When The Beatles were playing live in 63,64, 65& 66 they had very limited primitive sound systems at the time,only 100 watt amplifiers,(and George Harrison says in the excellent video series,The Beatles Anthology that special 100 watt amplifiers were made for their August 1965 Shea Stadium concerts,and he said they went up from the only 30 watts before!) no feedback monitors so they couldn't even hear themselves play and sing(yet they amazingly managed to sing and play in sync and in tune with each other anyway!) plus all of the screaming from the crowds.



In their January 1969 live rooftop concert they sounded great, the sound systems had improved some by then ,although still pretty primitive compared to today's, and there were no screaming crowds anymore.


When I was a teenager I met 3 people who saw The Beatles in concert, 2 saw them in 1966 and 1 saw them in 1964, they all told me they could see and hear them and that they were great.



On the site Artist Facts in The Rolling Stones section a guy from Canada said he saw The Beatles in concert in 1966 and The Rolling Stones in 1996(and the sound systems by then were a million tines better!) and he said they both were great but he said The Beatles were The *GREATEST* Band ever.



And former Kiss guitarist Bob Kulick who produced the heavy metal tribute Beatles album,Butchering The Beatles, said he saw The Beatles at Shea Stadium in 1966 and he said he only heard them in bits and pieces but he could hear parts of Baby's In Black and Paperback Writer and he said they sounded amazing.
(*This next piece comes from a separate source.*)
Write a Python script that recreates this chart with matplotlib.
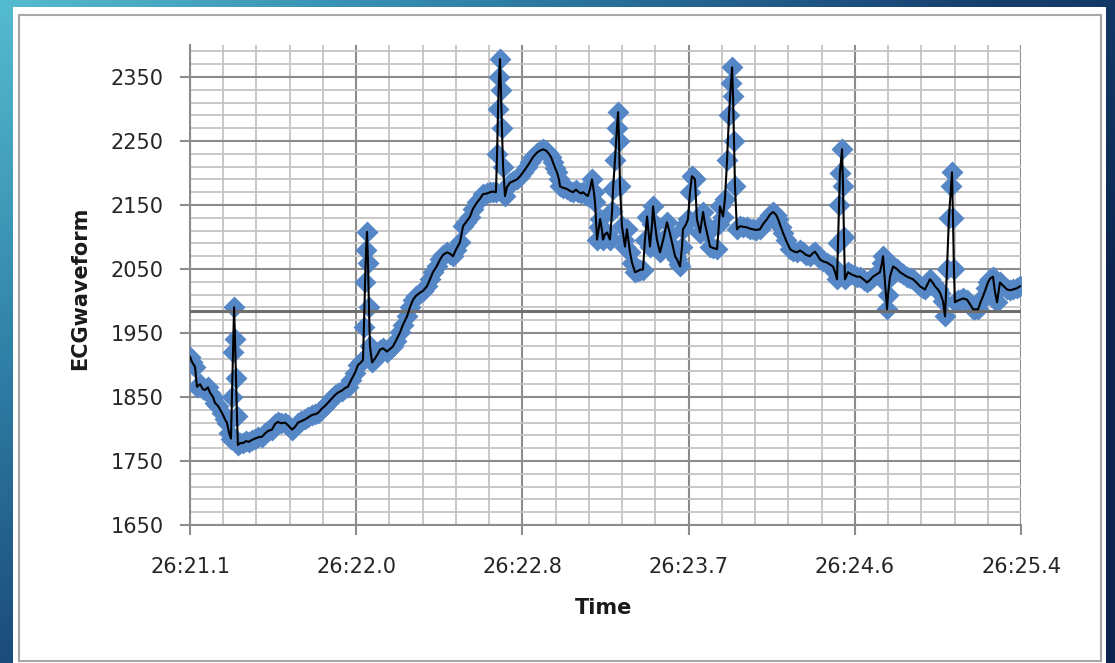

He also calls them the *GREATEST* band ever.



And also in the excellent Beatles Anthology video series , they show The Rolling Stones playing live The Beatles I Wanna Be Your Man,and then they showed The Beatles playing it( although not live it was from their recording although other live Beatles performances from around this same time,they sounded better than The Rolling Stones sounded here,they were playing longer at this pointThe Rolling Stones had only been playing together for about a year or so),The Rolling Stones on these limited sound systems didn't sound too good.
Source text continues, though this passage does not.